Two women from Minnesota, Julie and Louise (who wore a Thelma and Louise Finishing School T-shirt). They started downstairs, but we gave them a tour of the upstairs and they moved up with us. They worked at a women's shelter and went on snorkelling trips on their vacations. They raved about the French Polynesians.
We walked the beach in the fog. We took Maya, Ignacio, Julie and Louise in the car down to Manzanillo which is the end of the road, south of parts of Panama, and went to a restaurant called Maxis. Beat up, but the fish was great. The trip was an adventure, this time with five people getting out for the rough parts and once a couple of people pushing. We got back as the rain continued.
After our trip to Manzanillo, and a snooze, we went to an upscale French restaurant about a five minute walk down the dirt road. We walked into a huge rancho (a large space with an A-frame style roof made of bamboo and palm fronds. Ella Fitzgerald was on the stereo and we had a bottle of wine with the house pate. Ignacio was there to do some business with the manager. A great place, but to me it seemed not to be there. It seemed to belong in a hyperspace full of places like it where you are taken care of, everything is quiet, the people that you are with are polite and well to do. In the middle of Rasta's and surfer guys and run-down shanties, it was very pleasurable.
The next morning we listened to the details of a guided trip that was being planned. Pamela, our host, would take some people on a trip to an iguana farm and village artisan shop, both which were run by members of the indigenous population.

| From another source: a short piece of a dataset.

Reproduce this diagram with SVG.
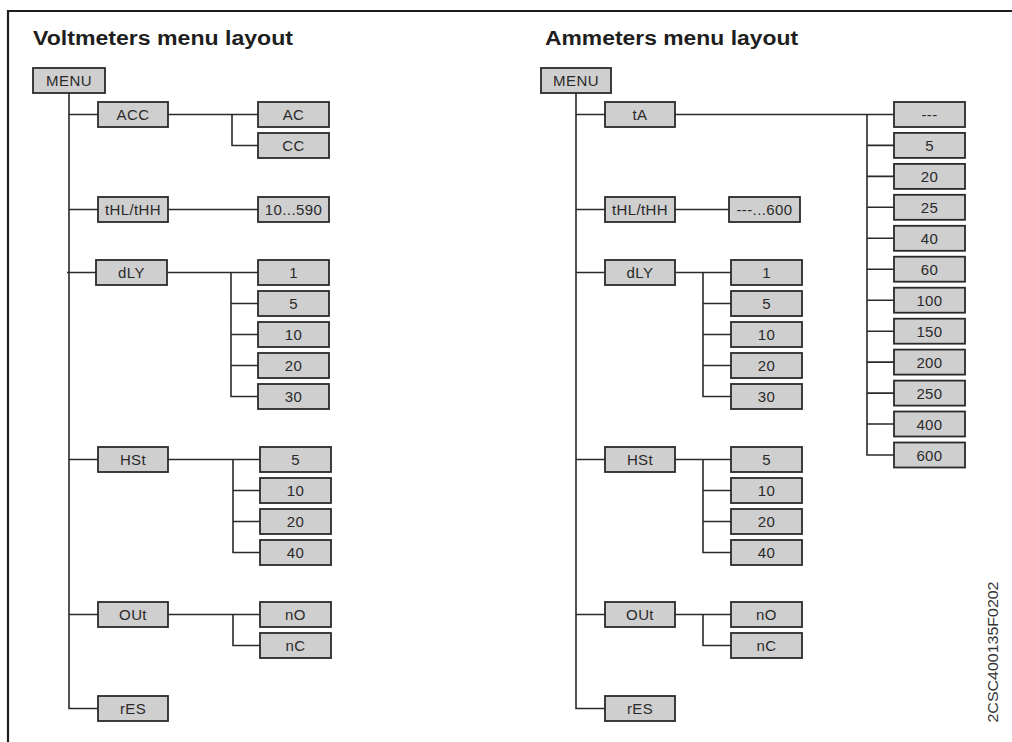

Our job was to buy iguanas for release because they are eaten by the BriBri and were becoming scarce, and to buy baskets from the villagers (and maybe donate an article of clothing). We decided not to go, mostly on my call. Pamela's group had presented themselves as being interested in bringing the Bribri into the tourist economy, and certainly some of their programs such as training the locals to be guides did just this. For Pamela to charge us $20/hour for the group to take us to make donations in my mind did not fit in. It seemed like charity to me. It can be argued either way.